[Rows from a dataset of charts and code]

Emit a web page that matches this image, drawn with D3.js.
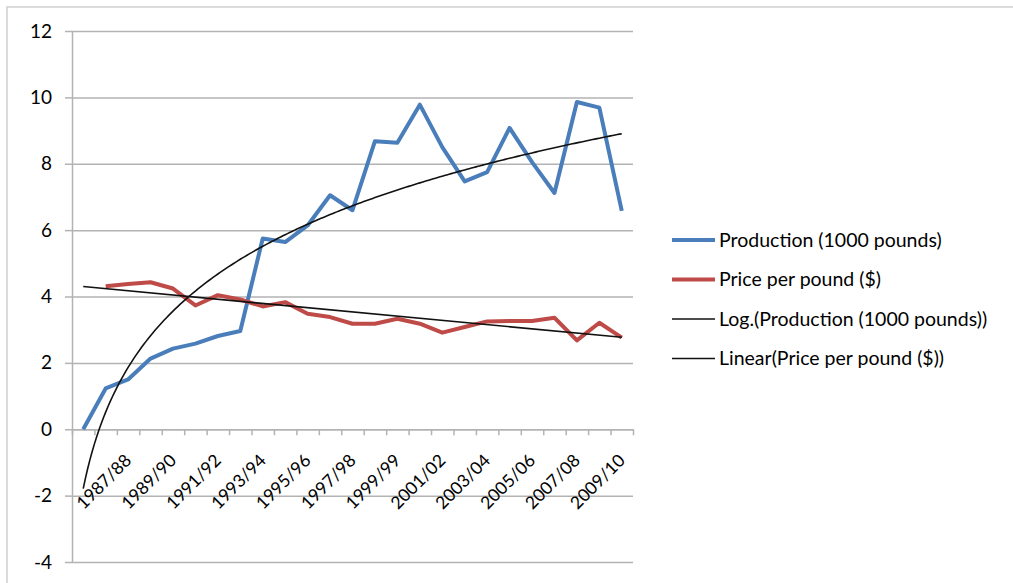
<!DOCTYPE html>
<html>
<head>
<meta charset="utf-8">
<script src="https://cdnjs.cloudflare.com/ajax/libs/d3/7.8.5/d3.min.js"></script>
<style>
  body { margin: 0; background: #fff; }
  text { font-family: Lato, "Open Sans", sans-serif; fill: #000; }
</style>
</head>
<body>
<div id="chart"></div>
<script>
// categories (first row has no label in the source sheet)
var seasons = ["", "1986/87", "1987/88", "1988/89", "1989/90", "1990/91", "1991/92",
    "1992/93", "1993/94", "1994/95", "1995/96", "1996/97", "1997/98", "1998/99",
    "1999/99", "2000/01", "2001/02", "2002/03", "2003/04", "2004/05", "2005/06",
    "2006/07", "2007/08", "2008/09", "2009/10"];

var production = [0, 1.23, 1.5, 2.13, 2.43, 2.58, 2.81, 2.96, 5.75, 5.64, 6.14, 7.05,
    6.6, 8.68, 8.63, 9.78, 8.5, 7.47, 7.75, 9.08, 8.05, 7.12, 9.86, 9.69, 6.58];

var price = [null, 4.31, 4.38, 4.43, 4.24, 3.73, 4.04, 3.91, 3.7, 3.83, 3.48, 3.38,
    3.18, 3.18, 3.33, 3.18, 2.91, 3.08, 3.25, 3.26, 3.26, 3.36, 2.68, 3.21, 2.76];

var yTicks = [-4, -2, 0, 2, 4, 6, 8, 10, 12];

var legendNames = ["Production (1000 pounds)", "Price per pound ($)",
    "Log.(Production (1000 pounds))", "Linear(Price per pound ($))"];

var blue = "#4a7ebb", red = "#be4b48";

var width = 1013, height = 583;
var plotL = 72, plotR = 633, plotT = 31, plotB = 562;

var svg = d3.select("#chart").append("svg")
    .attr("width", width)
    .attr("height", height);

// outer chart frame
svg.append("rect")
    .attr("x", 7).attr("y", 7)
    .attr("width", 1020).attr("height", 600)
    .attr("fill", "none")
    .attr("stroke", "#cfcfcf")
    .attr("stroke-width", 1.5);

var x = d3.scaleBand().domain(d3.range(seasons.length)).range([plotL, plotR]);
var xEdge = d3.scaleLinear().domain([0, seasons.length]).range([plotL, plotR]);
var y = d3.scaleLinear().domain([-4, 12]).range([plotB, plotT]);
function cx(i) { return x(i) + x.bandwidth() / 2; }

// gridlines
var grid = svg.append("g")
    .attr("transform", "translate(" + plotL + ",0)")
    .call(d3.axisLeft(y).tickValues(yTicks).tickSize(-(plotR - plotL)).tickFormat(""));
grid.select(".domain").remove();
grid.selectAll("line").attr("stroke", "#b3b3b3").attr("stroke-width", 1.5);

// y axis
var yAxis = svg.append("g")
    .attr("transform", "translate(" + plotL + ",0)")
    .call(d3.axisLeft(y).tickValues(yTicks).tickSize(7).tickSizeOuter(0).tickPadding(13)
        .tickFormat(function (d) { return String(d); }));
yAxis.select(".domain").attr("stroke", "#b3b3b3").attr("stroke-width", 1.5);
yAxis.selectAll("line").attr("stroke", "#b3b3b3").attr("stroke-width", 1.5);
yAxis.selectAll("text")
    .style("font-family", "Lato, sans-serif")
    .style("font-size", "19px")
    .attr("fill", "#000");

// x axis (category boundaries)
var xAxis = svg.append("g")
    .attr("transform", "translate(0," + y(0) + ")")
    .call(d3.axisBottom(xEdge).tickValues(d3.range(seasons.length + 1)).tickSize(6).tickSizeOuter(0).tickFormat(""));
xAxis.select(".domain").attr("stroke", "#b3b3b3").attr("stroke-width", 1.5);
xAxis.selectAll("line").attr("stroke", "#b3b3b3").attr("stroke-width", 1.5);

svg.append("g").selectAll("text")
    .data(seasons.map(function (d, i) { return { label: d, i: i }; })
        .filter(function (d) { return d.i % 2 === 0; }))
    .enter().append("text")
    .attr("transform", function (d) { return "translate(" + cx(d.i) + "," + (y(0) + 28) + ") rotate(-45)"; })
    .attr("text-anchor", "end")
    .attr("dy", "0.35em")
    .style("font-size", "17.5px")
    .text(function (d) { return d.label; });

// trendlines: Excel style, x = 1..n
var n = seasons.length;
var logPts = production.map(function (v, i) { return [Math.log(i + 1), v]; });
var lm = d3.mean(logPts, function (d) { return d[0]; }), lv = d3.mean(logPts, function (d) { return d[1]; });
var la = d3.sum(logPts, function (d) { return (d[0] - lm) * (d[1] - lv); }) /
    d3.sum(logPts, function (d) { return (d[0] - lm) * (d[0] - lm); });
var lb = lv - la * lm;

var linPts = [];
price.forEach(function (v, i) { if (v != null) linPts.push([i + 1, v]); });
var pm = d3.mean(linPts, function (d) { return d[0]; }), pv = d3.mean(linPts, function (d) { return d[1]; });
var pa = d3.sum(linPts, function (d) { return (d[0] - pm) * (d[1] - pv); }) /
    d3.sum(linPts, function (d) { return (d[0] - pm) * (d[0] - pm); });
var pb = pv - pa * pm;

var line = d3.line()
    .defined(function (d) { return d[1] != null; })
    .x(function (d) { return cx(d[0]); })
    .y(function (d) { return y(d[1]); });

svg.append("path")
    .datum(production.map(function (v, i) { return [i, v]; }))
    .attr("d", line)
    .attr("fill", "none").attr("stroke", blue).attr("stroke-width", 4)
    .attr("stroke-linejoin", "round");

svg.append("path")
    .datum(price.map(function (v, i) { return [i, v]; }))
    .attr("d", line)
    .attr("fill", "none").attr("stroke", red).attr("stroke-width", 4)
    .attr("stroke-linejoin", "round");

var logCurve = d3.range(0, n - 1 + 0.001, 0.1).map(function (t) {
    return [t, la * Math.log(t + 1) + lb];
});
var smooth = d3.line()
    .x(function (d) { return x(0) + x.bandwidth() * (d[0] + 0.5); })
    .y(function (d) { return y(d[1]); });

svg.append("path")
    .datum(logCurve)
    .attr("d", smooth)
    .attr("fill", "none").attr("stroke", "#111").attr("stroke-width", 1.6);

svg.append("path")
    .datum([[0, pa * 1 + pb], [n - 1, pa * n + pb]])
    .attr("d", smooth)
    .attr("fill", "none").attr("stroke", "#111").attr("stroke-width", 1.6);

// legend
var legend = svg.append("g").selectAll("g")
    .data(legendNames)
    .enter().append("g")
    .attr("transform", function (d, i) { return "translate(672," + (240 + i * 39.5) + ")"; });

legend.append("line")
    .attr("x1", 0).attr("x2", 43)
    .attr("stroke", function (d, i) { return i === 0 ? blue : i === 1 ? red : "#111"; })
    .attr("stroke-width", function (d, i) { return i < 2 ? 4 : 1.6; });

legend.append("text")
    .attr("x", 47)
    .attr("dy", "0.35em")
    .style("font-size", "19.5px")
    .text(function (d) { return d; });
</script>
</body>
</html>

* * *

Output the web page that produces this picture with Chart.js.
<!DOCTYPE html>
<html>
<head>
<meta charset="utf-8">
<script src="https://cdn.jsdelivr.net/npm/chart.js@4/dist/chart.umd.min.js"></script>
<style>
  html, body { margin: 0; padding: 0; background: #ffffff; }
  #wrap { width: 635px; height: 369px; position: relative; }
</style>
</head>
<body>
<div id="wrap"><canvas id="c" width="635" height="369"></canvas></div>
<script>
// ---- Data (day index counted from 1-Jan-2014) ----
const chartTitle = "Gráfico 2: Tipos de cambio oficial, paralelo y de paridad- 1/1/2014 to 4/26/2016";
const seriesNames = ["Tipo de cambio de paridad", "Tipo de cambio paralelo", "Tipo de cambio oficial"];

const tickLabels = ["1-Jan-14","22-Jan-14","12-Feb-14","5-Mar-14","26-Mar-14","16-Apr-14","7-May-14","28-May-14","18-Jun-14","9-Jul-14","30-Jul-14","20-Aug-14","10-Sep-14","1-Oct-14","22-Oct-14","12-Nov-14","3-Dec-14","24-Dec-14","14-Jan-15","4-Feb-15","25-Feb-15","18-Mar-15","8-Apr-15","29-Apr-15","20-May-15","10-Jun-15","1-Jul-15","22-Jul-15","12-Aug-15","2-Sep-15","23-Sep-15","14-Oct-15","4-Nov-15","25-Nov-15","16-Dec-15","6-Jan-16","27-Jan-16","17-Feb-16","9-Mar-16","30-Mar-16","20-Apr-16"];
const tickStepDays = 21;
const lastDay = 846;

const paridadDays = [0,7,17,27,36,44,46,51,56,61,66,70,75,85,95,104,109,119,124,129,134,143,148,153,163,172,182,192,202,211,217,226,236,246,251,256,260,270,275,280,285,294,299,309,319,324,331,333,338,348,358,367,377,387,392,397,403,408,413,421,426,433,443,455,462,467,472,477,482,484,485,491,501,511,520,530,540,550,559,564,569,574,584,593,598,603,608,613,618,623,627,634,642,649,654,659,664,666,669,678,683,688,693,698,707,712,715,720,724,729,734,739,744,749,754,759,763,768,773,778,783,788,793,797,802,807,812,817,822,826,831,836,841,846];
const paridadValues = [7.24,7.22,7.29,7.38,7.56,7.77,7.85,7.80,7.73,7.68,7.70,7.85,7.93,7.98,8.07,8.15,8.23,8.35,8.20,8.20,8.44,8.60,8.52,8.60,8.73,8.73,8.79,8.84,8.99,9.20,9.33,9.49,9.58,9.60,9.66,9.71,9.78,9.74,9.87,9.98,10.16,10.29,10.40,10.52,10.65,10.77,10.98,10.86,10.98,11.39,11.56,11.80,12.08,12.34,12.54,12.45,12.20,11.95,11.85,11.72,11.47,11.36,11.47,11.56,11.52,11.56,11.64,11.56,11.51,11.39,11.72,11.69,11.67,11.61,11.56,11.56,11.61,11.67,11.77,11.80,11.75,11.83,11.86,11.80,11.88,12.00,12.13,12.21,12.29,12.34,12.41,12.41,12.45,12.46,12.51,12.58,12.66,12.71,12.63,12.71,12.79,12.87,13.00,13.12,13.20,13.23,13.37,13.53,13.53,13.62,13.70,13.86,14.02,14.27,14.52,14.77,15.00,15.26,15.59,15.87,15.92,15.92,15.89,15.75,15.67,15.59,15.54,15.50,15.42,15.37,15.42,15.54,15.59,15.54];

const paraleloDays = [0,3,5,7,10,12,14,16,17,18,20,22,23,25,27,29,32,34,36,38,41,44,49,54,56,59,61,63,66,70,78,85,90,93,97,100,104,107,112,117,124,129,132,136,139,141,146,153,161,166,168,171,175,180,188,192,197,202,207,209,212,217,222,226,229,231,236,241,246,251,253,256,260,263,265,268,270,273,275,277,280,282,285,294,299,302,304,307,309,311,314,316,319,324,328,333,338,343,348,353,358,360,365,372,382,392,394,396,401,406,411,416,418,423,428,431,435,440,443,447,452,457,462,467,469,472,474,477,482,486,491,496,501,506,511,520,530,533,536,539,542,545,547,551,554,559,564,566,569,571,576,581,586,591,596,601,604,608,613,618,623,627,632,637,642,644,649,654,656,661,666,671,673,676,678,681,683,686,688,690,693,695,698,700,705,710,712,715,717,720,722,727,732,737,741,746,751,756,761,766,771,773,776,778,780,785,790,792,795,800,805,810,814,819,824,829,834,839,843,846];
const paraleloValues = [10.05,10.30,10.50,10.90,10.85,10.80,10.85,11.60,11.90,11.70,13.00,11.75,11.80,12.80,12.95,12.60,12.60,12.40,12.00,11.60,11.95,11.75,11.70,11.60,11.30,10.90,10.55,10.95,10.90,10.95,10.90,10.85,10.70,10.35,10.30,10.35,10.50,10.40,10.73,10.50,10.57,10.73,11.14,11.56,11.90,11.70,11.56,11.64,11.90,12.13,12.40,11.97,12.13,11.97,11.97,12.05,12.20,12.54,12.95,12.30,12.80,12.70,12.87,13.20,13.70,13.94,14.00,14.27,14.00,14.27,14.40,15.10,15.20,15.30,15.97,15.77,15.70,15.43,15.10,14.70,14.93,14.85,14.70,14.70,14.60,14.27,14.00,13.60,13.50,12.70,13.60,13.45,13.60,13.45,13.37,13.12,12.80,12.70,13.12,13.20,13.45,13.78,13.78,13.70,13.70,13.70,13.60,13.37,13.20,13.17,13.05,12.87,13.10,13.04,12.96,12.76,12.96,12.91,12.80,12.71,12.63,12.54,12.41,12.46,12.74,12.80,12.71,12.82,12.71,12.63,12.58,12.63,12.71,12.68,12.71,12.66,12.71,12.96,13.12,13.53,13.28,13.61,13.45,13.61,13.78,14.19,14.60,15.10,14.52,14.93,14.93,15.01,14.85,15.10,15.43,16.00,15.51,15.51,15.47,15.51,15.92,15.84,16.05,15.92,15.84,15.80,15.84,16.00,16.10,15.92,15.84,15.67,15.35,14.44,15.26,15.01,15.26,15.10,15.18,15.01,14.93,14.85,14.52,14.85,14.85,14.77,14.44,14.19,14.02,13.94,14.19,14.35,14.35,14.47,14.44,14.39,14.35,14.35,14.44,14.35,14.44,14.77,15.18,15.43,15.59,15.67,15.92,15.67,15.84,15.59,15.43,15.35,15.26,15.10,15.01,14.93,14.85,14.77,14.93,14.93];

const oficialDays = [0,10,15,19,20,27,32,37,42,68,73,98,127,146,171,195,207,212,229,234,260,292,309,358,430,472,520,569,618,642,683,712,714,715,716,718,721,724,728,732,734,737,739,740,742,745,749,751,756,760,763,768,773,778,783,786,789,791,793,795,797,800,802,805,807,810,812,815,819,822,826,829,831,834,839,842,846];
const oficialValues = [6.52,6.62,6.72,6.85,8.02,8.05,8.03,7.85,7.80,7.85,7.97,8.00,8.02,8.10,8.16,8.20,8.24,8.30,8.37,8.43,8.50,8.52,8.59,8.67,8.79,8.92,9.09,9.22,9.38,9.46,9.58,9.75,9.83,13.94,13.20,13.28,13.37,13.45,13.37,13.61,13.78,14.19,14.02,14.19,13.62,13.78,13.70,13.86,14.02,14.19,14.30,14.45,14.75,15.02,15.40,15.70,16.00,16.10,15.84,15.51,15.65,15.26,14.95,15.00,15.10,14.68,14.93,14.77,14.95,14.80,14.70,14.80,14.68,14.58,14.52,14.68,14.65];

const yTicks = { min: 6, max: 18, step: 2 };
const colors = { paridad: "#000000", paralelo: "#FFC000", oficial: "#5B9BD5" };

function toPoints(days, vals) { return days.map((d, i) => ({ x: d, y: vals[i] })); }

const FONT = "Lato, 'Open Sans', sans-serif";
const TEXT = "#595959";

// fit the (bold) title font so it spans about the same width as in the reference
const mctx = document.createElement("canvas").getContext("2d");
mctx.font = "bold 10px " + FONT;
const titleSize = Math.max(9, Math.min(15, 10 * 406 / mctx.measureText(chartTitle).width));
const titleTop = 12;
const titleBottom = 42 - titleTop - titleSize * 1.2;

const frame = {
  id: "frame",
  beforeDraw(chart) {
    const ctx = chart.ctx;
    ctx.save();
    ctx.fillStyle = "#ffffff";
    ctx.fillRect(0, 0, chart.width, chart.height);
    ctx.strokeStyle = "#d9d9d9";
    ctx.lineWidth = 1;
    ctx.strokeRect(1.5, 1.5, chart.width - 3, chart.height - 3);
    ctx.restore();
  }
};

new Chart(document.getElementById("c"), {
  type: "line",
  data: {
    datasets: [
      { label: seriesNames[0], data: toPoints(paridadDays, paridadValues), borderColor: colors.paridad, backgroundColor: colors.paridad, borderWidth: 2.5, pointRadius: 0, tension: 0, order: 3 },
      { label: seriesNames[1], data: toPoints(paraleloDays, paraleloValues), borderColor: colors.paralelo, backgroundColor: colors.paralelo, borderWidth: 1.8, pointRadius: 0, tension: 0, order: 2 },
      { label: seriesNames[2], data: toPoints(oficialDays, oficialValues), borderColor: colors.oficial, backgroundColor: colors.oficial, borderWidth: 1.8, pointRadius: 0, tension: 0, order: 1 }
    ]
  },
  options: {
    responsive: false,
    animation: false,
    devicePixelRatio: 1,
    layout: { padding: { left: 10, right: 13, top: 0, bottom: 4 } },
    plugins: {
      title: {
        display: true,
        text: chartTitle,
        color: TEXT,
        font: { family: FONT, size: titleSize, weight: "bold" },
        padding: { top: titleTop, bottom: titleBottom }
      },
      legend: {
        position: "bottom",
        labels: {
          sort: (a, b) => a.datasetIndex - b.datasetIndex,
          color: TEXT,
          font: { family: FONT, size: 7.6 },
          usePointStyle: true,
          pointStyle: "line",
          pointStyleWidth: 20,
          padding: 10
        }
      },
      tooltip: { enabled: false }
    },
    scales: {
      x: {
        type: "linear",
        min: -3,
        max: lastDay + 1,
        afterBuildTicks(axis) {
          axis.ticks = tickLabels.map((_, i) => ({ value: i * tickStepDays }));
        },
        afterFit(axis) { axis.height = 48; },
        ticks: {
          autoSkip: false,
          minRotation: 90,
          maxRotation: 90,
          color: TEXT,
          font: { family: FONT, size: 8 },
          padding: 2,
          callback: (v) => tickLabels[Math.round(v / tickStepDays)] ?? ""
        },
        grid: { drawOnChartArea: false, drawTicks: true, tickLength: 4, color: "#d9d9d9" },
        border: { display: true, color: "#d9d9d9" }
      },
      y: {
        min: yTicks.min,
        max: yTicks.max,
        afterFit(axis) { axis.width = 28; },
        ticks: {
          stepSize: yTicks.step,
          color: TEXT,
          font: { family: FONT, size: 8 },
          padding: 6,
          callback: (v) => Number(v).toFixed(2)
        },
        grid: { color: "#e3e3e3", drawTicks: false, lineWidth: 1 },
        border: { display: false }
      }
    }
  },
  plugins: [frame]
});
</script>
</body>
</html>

## Short task
Your task is to retype exactly the lines from the one containing "Emit a web page" through the one containing "var plotL = 72, plotR", leaving every picture out.

## Solved exercise
Emit a web page that matches this image, drawn with D3.js.
<!DOCTYPE html>
<html>
<head>
<meta charset="utf-8">
<script src="https://cdnjs.cloudflare.com/ajax/libs/d3/7.8.5/d3.min.js"></script>
<style>
  body { margin: 0; background: #fff; }
  text { font-family: Lato, "Open Sans", sans-serif; fill: #000; }
</style>
</head>
<body>
<div id="chart"></div>
<script>
// categories (first row has no label in the source sheet)
var seasons = ["", "1986/87", "1987/88", "1988/89", "1989/90", "1990/91", "1991/92",
    "1992/93", "1993/94", "1994/95", "1995/96", "1996/97", "1997/98", "1998/99",
    "1999/99", "2000/01", "2001/02", "2002/03", "2003/04", "2004/05", "2005/06",
    "2006/07", "2007/08", "2008/09", "2009/10"];

var production = [0, 1.23, 1.5, 2.13, 2.43, 2.58, 2.81, 2.96, 5.75, 5.64, 6.14, 7.05,
    6.6, 8.68, 8.63, 9.78, 8.5, 7.47, 7.75, 9.08, 8.05, 7.12, 9.86, 9.69, 6.58];

var price = [null, 4.31, 4.38, 4.43, 4.24, 3.73, 4.04, 3.91, 3.7, 3.83, 3.48, 3.38,
    3.18, 3.18, 3.33, 3.18, 2.91, 3.08, 3.25, 3.26, 3.26, 3.36, 2.68, 3.21, 2.76];

var yTicks = [-4, -2, 0, 2, 4, 6, 8, 10, 12];

var legendNames = ["Production (1000 pounds)", "Price per pound ($)",
    "Log.(Production (1000 pounds))", "Linear(Price per pound ($))"];

var blue = "#4a7ebb", red = "#be4b48";

var width = 1013, height = 583;
var plotL = 72, plotR = 633, plotT = 31, plotB = 562;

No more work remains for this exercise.